**Task to carry out**
Copy out the data below from the line containing "Write a web" to the line containing "const yTicks = [0, 5, 10, 15, 20, 25, 30];", both lines included, with all images left out.

[Records with drawing code]
+===+
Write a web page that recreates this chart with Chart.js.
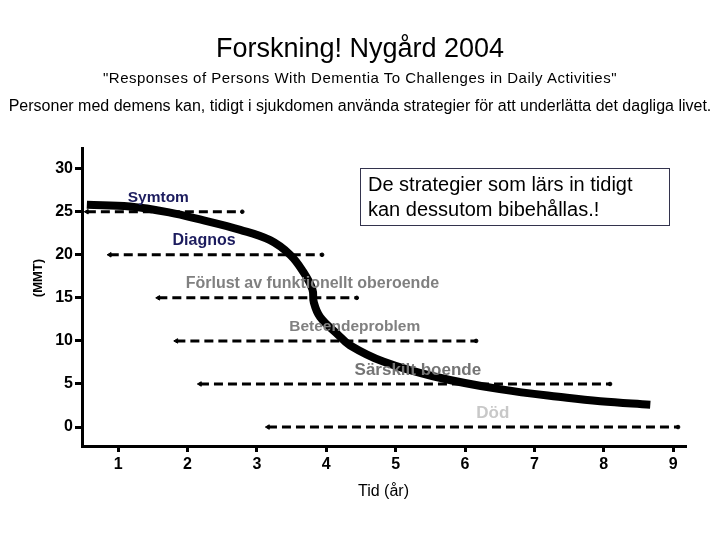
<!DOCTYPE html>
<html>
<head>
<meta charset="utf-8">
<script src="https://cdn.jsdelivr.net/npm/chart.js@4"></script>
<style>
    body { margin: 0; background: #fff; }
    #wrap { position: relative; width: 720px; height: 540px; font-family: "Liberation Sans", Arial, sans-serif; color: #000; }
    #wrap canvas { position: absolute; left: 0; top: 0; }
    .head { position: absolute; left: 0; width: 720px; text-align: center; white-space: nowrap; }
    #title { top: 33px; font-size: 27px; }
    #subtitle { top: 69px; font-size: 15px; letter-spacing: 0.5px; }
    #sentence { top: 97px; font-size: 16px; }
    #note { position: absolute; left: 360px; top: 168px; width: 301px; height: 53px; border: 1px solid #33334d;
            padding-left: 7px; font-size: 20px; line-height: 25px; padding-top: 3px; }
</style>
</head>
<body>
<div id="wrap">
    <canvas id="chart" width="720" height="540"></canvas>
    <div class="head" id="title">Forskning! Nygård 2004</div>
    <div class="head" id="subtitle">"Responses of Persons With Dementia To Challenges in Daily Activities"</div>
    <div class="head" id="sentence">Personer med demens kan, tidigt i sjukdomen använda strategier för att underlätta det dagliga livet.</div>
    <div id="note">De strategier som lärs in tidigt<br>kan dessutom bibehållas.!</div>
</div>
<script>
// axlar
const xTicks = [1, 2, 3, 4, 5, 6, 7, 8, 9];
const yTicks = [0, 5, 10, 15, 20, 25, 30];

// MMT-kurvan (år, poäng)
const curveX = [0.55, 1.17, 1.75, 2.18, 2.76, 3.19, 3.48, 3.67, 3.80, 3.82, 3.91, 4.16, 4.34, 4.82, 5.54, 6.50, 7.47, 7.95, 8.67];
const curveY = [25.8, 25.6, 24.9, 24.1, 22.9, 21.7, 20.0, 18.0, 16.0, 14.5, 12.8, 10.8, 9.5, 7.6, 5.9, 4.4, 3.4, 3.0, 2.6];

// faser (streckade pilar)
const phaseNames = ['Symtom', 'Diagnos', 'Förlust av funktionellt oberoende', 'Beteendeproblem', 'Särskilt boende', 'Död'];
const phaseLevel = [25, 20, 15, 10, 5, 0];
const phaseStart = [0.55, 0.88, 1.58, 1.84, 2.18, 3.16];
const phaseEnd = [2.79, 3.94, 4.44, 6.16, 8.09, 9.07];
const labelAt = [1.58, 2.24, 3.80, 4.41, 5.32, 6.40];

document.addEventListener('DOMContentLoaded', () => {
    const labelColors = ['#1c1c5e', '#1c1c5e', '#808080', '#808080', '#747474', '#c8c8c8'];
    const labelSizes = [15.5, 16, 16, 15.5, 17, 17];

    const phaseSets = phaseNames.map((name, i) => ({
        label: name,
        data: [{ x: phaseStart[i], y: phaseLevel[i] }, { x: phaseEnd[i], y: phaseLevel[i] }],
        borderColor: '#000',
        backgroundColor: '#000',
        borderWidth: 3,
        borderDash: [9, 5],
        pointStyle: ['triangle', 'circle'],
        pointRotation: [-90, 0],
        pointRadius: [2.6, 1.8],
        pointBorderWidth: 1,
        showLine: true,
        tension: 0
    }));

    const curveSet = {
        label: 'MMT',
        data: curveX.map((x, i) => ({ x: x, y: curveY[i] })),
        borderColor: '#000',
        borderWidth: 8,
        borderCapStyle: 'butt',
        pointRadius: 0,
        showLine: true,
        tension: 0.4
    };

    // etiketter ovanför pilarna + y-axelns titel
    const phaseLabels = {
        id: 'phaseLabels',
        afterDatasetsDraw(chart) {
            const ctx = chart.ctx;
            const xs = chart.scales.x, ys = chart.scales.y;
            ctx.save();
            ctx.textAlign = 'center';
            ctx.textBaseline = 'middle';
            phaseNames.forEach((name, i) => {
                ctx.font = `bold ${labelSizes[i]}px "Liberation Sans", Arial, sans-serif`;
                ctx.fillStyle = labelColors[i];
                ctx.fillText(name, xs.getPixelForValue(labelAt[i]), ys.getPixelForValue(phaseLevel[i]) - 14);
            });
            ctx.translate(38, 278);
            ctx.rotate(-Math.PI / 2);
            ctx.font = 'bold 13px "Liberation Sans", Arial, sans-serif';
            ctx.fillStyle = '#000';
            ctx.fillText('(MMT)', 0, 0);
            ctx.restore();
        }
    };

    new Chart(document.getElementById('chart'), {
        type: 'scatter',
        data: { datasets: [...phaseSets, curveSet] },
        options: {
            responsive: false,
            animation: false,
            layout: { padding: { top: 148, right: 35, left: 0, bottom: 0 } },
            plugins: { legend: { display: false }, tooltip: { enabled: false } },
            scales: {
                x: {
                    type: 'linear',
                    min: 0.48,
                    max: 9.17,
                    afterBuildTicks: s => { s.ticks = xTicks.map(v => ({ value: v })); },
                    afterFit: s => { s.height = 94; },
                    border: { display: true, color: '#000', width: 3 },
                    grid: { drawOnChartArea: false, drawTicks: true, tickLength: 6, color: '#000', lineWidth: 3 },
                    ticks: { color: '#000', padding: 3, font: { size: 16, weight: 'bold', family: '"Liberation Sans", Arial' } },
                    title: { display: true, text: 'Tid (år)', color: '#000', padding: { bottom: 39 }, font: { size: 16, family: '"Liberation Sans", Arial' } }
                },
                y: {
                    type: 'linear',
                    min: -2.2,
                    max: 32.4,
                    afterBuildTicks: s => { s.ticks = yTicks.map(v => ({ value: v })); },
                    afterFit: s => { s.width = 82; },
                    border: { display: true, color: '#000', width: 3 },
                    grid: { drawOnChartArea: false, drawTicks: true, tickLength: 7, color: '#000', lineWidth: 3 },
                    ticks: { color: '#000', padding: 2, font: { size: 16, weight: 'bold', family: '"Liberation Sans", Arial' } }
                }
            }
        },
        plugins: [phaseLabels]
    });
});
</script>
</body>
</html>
+===+
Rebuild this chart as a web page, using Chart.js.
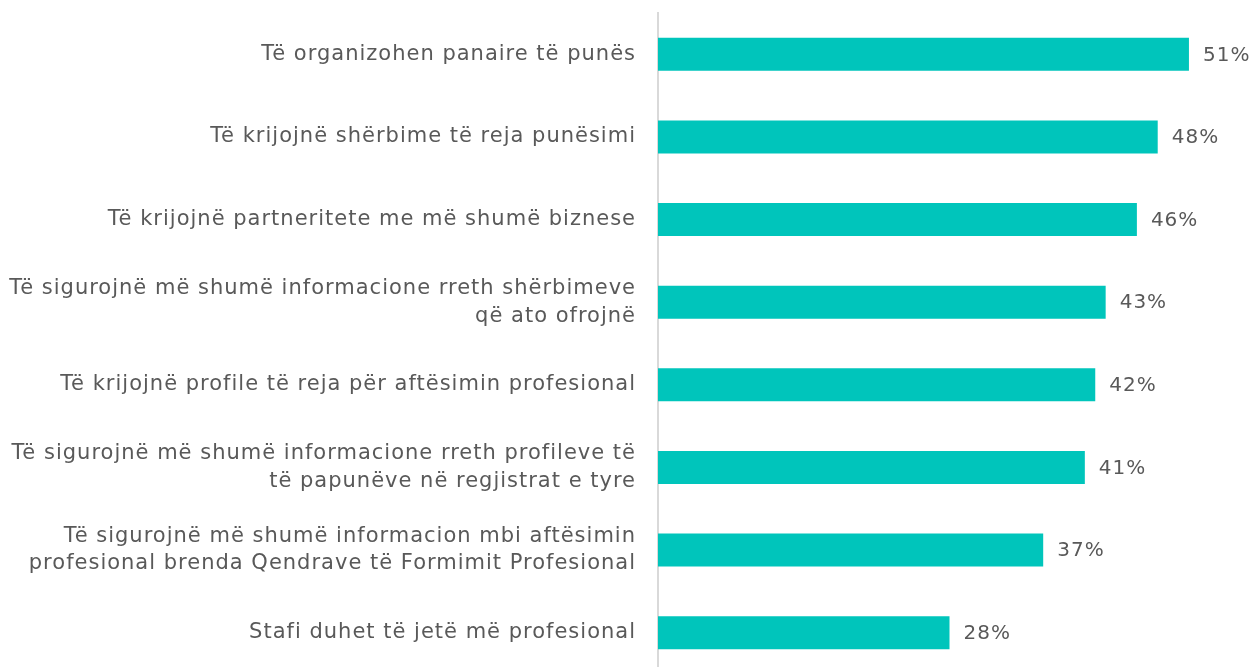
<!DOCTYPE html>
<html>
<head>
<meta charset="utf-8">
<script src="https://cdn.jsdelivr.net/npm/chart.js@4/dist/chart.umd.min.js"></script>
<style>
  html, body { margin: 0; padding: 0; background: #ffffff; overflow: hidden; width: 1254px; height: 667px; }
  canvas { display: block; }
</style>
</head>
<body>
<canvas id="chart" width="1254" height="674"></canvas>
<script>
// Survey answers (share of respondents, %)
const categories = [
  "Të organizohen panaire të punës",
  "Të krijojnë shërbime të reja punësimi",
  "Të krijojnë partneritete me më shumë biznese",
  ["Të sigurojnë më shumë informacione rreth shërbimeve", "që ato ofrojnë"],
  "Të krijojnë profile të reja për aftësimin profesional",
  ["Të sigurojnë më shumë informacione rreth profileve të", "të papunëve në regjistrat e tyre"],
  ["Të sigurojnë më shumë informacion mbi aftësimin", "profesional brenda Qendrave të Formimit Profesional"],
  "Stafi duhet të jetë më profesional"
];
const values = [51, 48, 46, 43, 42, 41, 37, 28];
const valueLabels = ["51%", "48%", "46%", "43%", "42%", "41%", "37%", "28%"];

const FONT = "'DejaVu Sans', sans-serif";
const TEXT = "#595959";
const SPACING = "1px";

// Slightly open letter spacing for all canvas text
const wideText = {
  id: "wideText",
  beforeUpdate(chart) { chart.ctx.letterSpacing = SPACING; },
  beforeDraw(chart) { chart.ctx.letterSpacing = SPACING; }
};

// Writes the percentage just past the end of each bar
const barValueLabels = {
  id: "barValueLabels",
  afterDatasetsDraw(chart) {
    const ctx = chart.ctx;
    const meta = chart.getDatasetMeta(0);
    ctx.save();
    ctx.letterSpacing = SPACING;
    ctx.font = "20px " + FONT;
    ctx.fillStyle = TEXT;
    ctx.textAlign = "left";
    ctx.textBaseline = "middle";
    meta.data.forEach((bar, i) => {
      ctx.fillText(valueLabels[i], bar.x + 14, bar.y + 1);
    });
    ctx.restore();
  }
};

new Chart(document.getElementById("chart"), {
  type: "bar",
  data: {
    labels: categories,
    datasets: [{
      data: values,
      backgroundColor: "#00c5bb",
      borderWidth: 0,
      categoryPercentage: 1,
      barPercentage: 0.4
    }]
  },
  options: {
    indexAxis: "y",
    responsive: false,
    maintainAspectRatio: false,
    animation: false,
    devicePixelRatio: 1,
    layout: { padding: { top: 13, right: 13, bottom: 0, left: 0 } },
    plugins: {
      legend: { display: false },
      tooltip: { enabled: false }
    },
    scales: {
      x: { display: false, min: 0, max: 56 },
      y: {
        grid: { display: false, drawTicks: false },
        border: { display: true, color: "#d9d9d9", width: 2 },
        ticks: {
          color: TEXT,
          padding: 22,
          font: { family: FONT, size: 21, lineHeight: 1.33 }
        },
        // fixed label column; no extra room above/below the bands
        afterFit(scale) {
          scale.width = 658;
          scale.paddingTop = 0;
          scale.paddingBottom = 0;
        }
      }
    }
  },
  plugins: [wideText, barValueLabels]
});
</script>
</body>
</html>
+===+
**Solution for this exercise**
Write a web page that recreates this chart with Chart.js.
<!DOCTYPE html>
<html>
<head>
<meta charset="utf-8">
<script src="https://cdn.jsdelivr.net/npm/chart.js@4"></script>
<style>
    body { margin: 0; background: #fff; }
    #wrap { position: relative; width: 720px; height: 540px; font-family: "Liberation Sans", Arial, sans-serif; color: #000; }
    #wrap canvas { position: absolute; left: 0; top: 0; }
    .head { position: absolute; left: 0; width: 720px; text-align: center; white-space: nowrap; }
    #title { top: 33px; font-size: 27px; }
    #subtitle { top: 69px; font-size: 15px; letter-spacing: 0.5px; }
    #sentence { top: 97px; font-size: 16px; }
    #note { position: absolute; left: 360px; top: 168px; width: 301px; height: 53px; border: 1px solid #33334d;
            padding-left: 7px; font-size: 20px; line-height: 25px; padding-top: 3px; }
</style>
</head>
<body>
<div id="wrap">
    <canvas id="chart" width="720" height="540"></canvas>
    <div class="head" id="title">Forskning! Nygård 2004</div>
    <div class="head" id="subtitle">"Responses of Persons With Dementia To Challenges in Daily Activities"</div>
    <div class="head" id="sentence">Personer med demens kan, tidigt i sjukdomen använda strategier för att underlätta det dagliga livet.</div>
    <div id="note">De strategier som lärs in tidigt<br>kan dessutom bibehållas.!</div>
</div>
<script>
// axlar
const xTicks = [1, 2, 3, 4, 5, 6, 7, 8, 9];
const yTicks = [0, 5, 10, 15, 20, 25, 30];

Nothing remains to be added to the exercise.